PROBLEM REQUIREMENTS — Copy nothing but the text: reproduce each line of the listing exactly and leave the pictures out.

RECORDED DATA —
..............................

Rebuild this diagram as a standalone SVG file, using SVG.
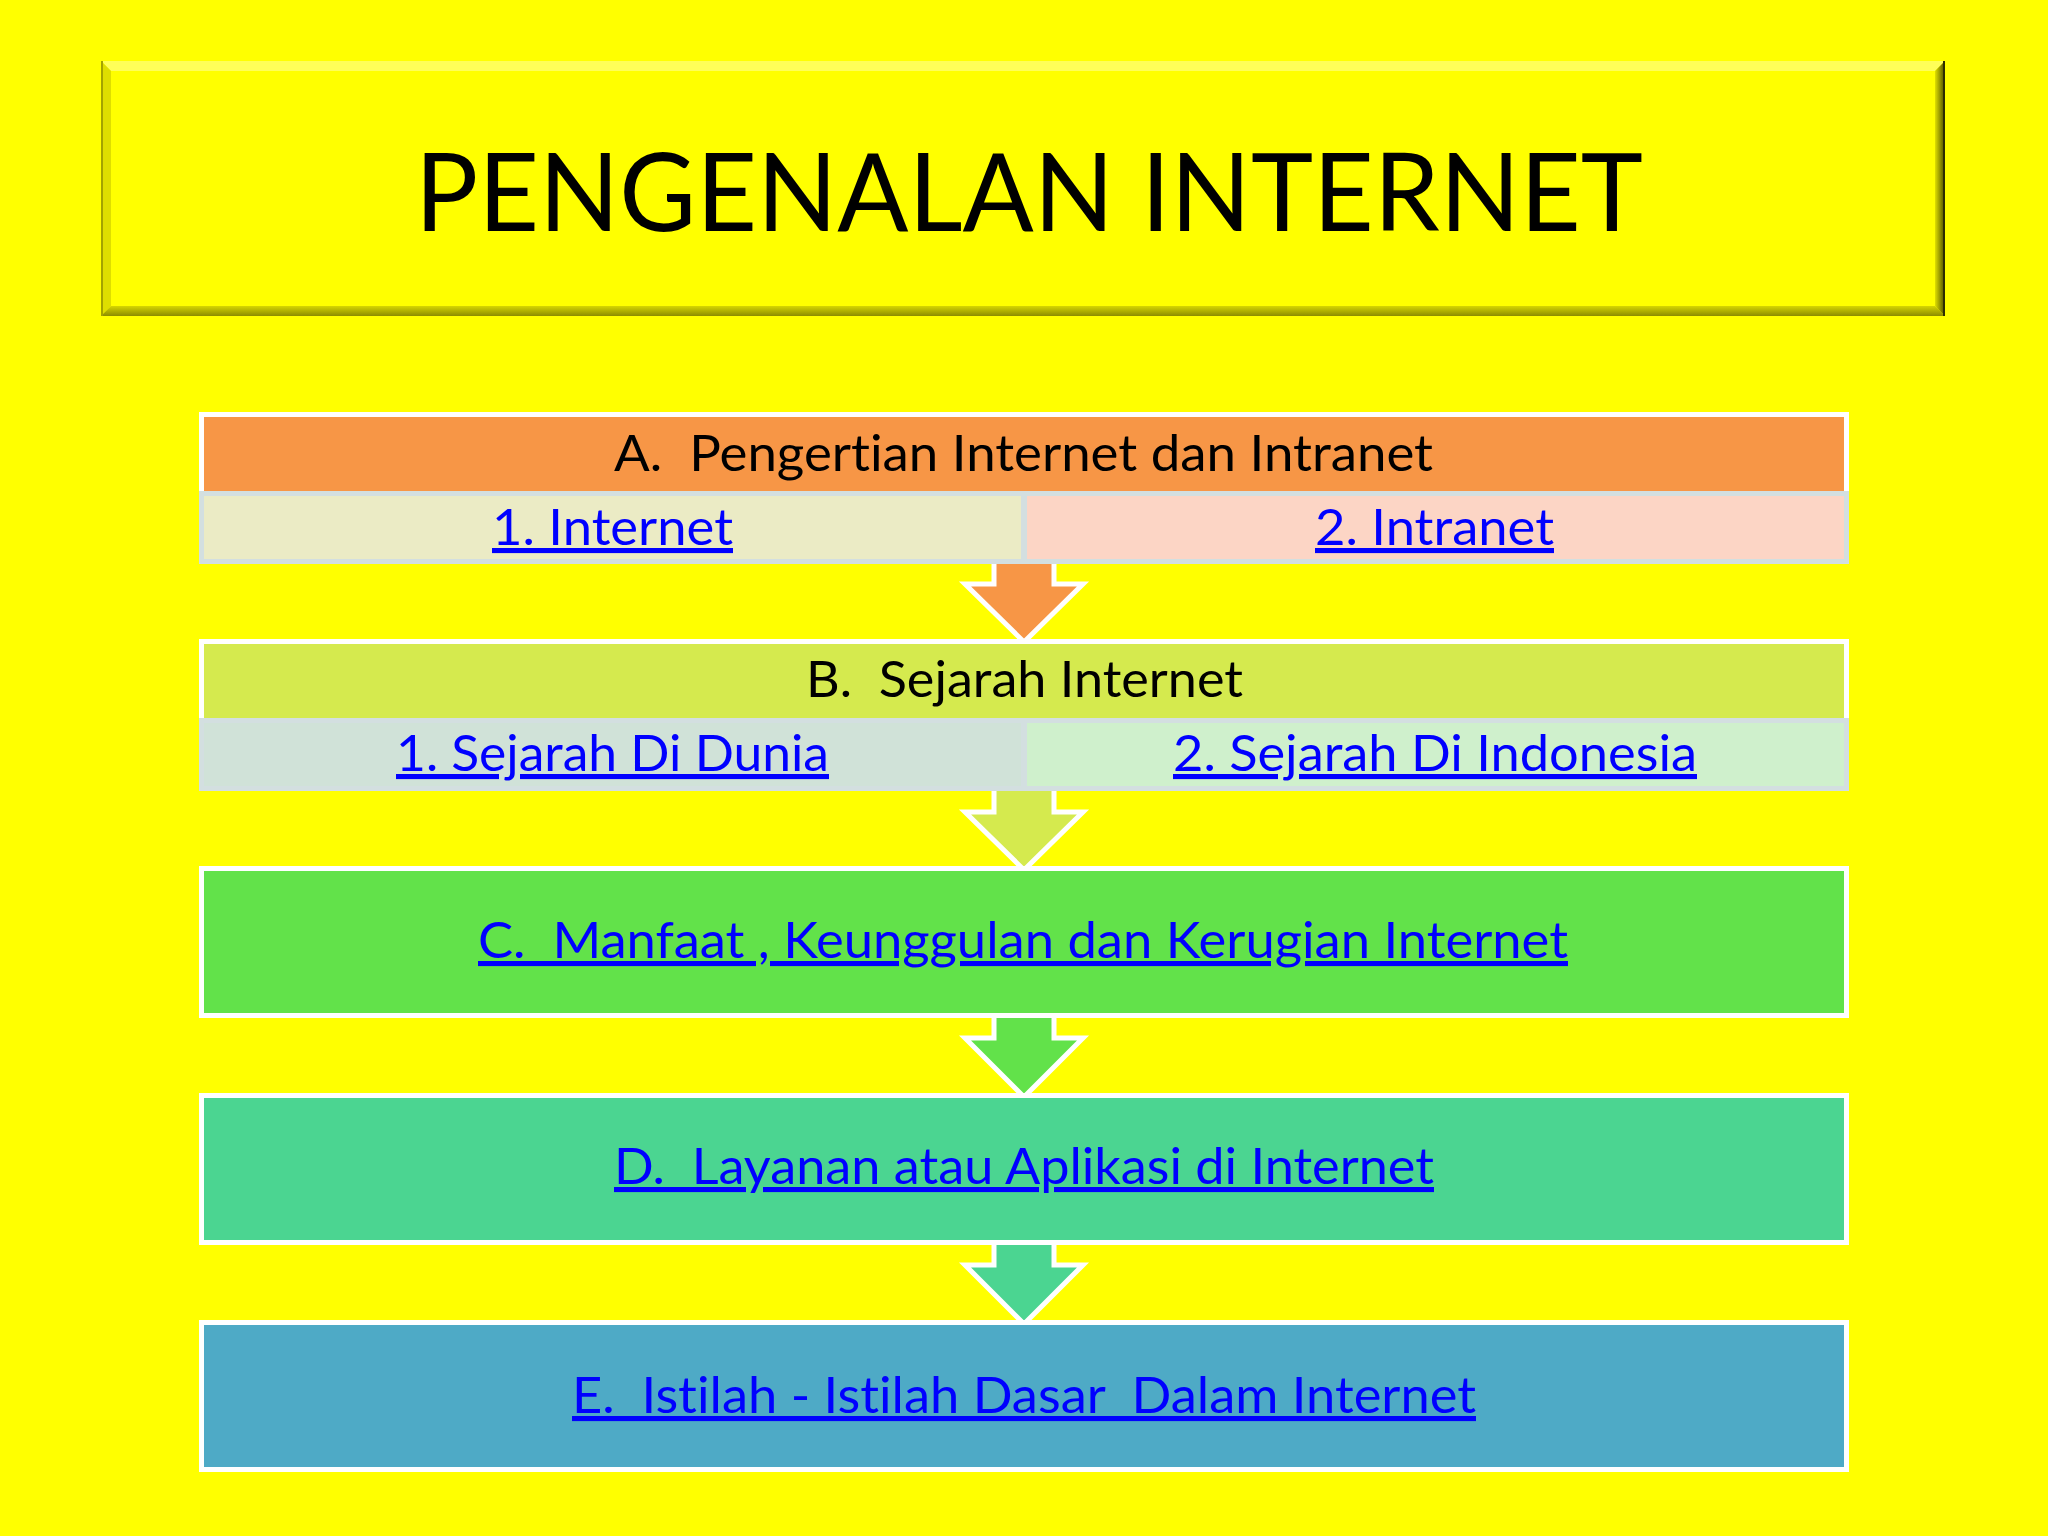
<svg xmlns="http://www.w3.org/2000/svg" width="2048" height="1536" viewBox="0 0 2048 1536">
<defs>
<style>
text{white-space:pre;font-variant-ligatures:none;font-feature-settings:"liga" 0}
.hdr{font-family:Lato,"Open Sans","Liberation Sans",sans-serif;font-size:51px;fill:#000000}
.lnk{font-family:Lato,"Open Sans","Liberation Sans",sans-serif;font-size:51px;fill:#0000ff;text-decoration:underline}
.ttl{font-family:Lato,"Open Sans","Liberation Sans",sans-serif;font-size:109px;fill:#000000}
.frame{stroke:#ffffff;stroke-width:5}
.cellbg{fill:#d3dfe0}
.arrow{stroke:#ffffff;stroke-width:5;stroke-linejoin:miter}
</style>
<linearGradient id="rightBevel" x1="0" y1="0" x2="1" y2="0">
<stop offset="0" stop-color="#e0e000"/>
<stop offset="1" stop-color="#4a4a00"/>
</linearGradient>
<linearGradient id="bottomBevel" x1="0" y1="0" x2="0" y2="1">
<stop offset="0" stop-color="#d6d600"/>
<stop offset="1" stop-color="#8c8c00"/>
</linearGradient>
</defs>
<rect x="0" y="0" width="2048" height="1536" fill="#ffff00"/>

<g id="title">
<rect x="101" y="61" width="1844" height="255" fill="#ffff00"/>
<polygon points="101,61 1945,61 1935,71 111,71" fill="#ffff59"/>
<polygon points="101,61 111,71 111,306 101,316" fill="#dede00"/>
<polygon points="101,316 111,306 1935,306 1945,316" fill="url(#bottomBevel)"/>
<polygon points="1945,61 1945,316 1935,306 1935,71" fill="url(#rightBevel)"/>
<line x1="102" y1="61" x2="102" y2="316" stroke="#a3a300" stroke-width="2"/>
<line x1="1944" y1="61" x2="1944" y2="316" stroke="#2e2e00" stroke-width="2"/>
<text class="ttl" x="415" y="231" textLength="1228" lengthAdjust="spacingAndGlyphs">PENGENALAN INTERNET</text>
</g>

<g id="connectors">
<polygon class="arrow" fill="#f79646" points="994,560 1054,560 1054,584 1083,584 1024,642 965,584 994,584"/>
<polygon class="arrow" fill="#d5ea4e" points="994,787 1054,787 1054,812 1083,812 1024,870 965,812 994,812"/>
<polygon class="arrow" fill="#62e24a" points="994,1014 1054,1014 1054,1038 1083,1038 1024,1097 965,1038 994,1038"/>
<polygon class="arrow" fill="#4bd591" points="994,1241 1054,1241 1054,1265 1083,1265 1024,1324 965,1265 994,1265"/>
</g>

<g id="nodeA">
<rect class="frame" x="201.5" y="414.5" width="1645" height="80" fill="#f79646"/>
<rect class="cellbg" x="199" y="491" width="1650" height="73"/>
<rect x="204" y="496" width="817" height="63" fill="#ebebc5"/>
<rect x="1027" y="496" width="817" height="63" fill="#fcd5c5"/>
<text class="hdr" x="614" y="471" textLength="819" lengthAdjust="spacingAndGlyphs">A.  Pengertian Internet dan Intranet</text>
<text class="lnk" x="492" y="545" textLength="241" lengthAdjust="spacingAndGlyphs">1. Internet</text>
<text class="lnk" x="1315" y="545" textLength="239" lengthAdjust="spacingAndGlyphs">2. Intranet</text>
</g>

<g id="nodeB">
<rect class="frame" x="201.5" y="641.5" width="1645" height="80" fill="#d5ea4e"/>
<rect class="cellbg" x="199" y="718" width="1650" height="73"/>
<rect x="204" y="723" width="817" height="63" fill="#d0e2d8"/>
<rect x="1027" y="723" width="817" height="63" fill="#cff0cc"/>
<text class="hdr" x="806" y="697" textLength="437" lengthAdjust="spacingAndGlyphs">B.  Sejarah Internet</text>
<text class="lnk" x="396" y="771" textLength="433" lengthAdjust="spacingAndGlyphs">1. Sejarah Di Dunia</text>
<text class="lnk" x="1173" y="771" textLength="524" lengthAdjust="spacingAndGlyphs">2. Sejarah Di Indonesia</text>
</g>

<g id="nodeC">
<rect class="frame" x="201.5" y="868.5" width="1645" height="147" fill="#62e24a"/>
<text class="lnk" x="478" y="958" textLength="1090" lengthAdjust="spacingAndGlyphs">C.  Manfaat , Keunggulan dan Kerugian Internet</text>
</g>

<g id="nodeD">
<rect class="frame" x="201.5" y="1095.5" width="1645" height="147" fill="#4bd591"/>
<text class="lnk" x="614" y="1184" textLength="820" lengthAdjust="spacingAndGlyphs">D.  Layanan atau Aplikasi di Internet</text>
</g>

<g id="nodeE">
<rect class="frame" x="201.5" y="1322.5" width="1645" height="147" fill="#4eaac6"/>
<text class="lnk" x="572" y="1413" textLength="904" lengthAdjust="spacingAndGlyphs">E.  Istilah - Istilah Dasar  Dalam Internet</text>
</g>
</svg>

..............................

REPLY TO THE EXERCISE —
Rebuild this diagram as a standalone SVG file, using SVG.
<svg xmlns="http://www.w3.org/2000/svg" width="2048" height="1536" viewBox="0 0 2048 1536">
<defs>
<style>
text{white-space:pre;font-variant-ligatures:none;font-feature-settings:"liga" 0}
.hdr{font-family:Lato,"Open Sans","Liberation Sans",sans-serif;font-size:51px;fill:#000000}
.lnk{font-family:Lato,"Open Sans","Liberation Sans",sans-serif;font-size:51px;fill:#0000ff;text-decoration:underline}
.ttl{font-family:Lato,"Open Sans","Liberation Sans",sans-serif;font-size:109px;fill:#000000}
.frame{stroke:#ffffff;stroke-width:5}
.cellbg{fill:#d3dfe0}
.arrow{stroke:#ffffff;stroke-width:5;stroke-linejoin:miter}
</style>
<linearGradient id="rightBevel" x1="0" y1="0" x2="1" y2="0">
<stop offset="0" stop-color="#e0e000"/>
<stop offset="1" stop-color="#4a4a00"/>
</linearGradient>
<linearGradient id="bottomBevel" x1="0" y1="0" x2="0" y2="1">
<stop offset="0" stop-color="#d6d600"/>
<stop offset="1" stop-color="#8c8c00"/>
</linearGradient>
</defs>
<rect x="0" y="0" width="2048" height="1536" fill="#ffff00"/>

<g id="title">
<rect x="101" y="61" width="1844" height="255" fill="#ffff00"/>
<polygon points="101,61 1945,61 1935,71 111,71" fill="#ffff59"/>
<polygon points="101,61 111,71 111,306 101,316" fill="#dede00"/>
<polygon points="101,316 111,306 1935,306 1945,316" fill="url(#bottomBevel)"/>
<polygon points="1945,61 1945,316 1935,306 1935,71" fill="url(#rightBevel)"/>
<line x1="102" y1="61" x2="102" y2="316" stroke="#a3a300" stroke-width="2"/>
<line x1="1944" y1="61" x2="1944" y2="316" stroke="#2e2e00" stroke-width="2"/>
<text class="ttl" x="415" y="231" textLength="1228" lengthAdjust="spacingAndGlyphs">PENGENALAN INTERNET</text>
</g>

<g id="connectors">
<polygon class="arrow" fill="#f79646" points="994,560 1054,560 1054,584 1083,584 1024,642 965,584 994,584"/>
<polygon class="arrow" fill="#d5ea4e" points="994,787 1054,787 1054,812 1083,812 1024,870 965,812 994,812"/>
<polygon class="arrow" fill="#62e24a" points="994,1014 1054,1014 1054,1038 1083,1038 1024,1097 965,1038 994,1038"/>
<polygon class="arrow" fill="#4bd591" points="994,1241 1054,1241 1054,1265 1083,1265 1024,1324 965,1265 994,1265"/>
</g>

<g id="nodeA">
<rect class="frame" x="201.5" y="414.5" width="1645" height="80" fill="#f79646"/>
<rect class="cellbg" x="199" y="491" width="1650" height="73"/>
<rect x="204" y="496" width="817" height="63" fill="#ebebc5"/>
<rect x="1027" y="496" width="817" height="63" fill="#fcd5c5"/>
<text class="hdr" x="614" y="471" textLength="819" lengthAdjust="spacingAndGlyphs">A.  Pengertian Internet dan Intranet</text>
<text class="lnk" x="492" y="545" textLength="241" lengthAdjust="spacingAndGlyphs">1. Internet</text>
<text class="lnk" x="1315" y="545" textLength="239" lengthAdjust="spacingAndGlyphs">2. Intranet</text>
</g>

<g id="nodeB">
<rect class="frame" x="201.5" y="641.5" width="1645" height="80" fill="#d5ea4e"/>
<rect class="cellbg" x="199" y="718" width="1650" height="73"/>
<rect x="204" y="723" width="817" height="63" fill="#d0e2d8"/>
<rect x="1027" y="723" width="817" height="63" fill="#cff0cc"/>
<text class="hdr" x="806" y="697" textLength="437" lengthAdjust="spacingAndGlyphs">B.  Sejarah Internet</text>
<text class="lnk" x="396" y="771" textLength="433" lengthAdjust="spacingAndGlyphs">1. Sejarah Di Dunia</text>
<text class="lnk" x="1173" y="771" textLength="524" lengthAdjust="spacingAndGlyphs">2. Sejarah Di Indonesia</text>
</g>

<g id="nodeC">
<rect class="frame" x="201.5" y="868.5" width="1645" height="147" fill="#62e24a"/>
<text class="lnk" x="478" y="958" textLength="1090" lengthAdjust="spacingAndGlyphs">C.  Manfaat , Keunggulan dan Kerugian Internet</text>
</g>

<g id="nodeD">
<rect class="frame" x="201.5" y="1095.5" width="1645" height="147" fill="#4bd591"/>
<text class="lnk" x="614" y="1184" textLength="820" lengthAdjust="spacingAndGlyphs">D.  Layanan atau Aplikasi di Internet</text>
</g>

<g id="nodeE">
<rect class="frame" x="201.5" y="1322.5" width="1645" height="147" fill="#4eaac6"/>
<text class="lnk" x="572" y="1413" textLength="904" lengthAdjust="spacingAndGlyphs">E.  Istilah - Istilah Dasar  Dalam Internet</text>
</g>
</svg>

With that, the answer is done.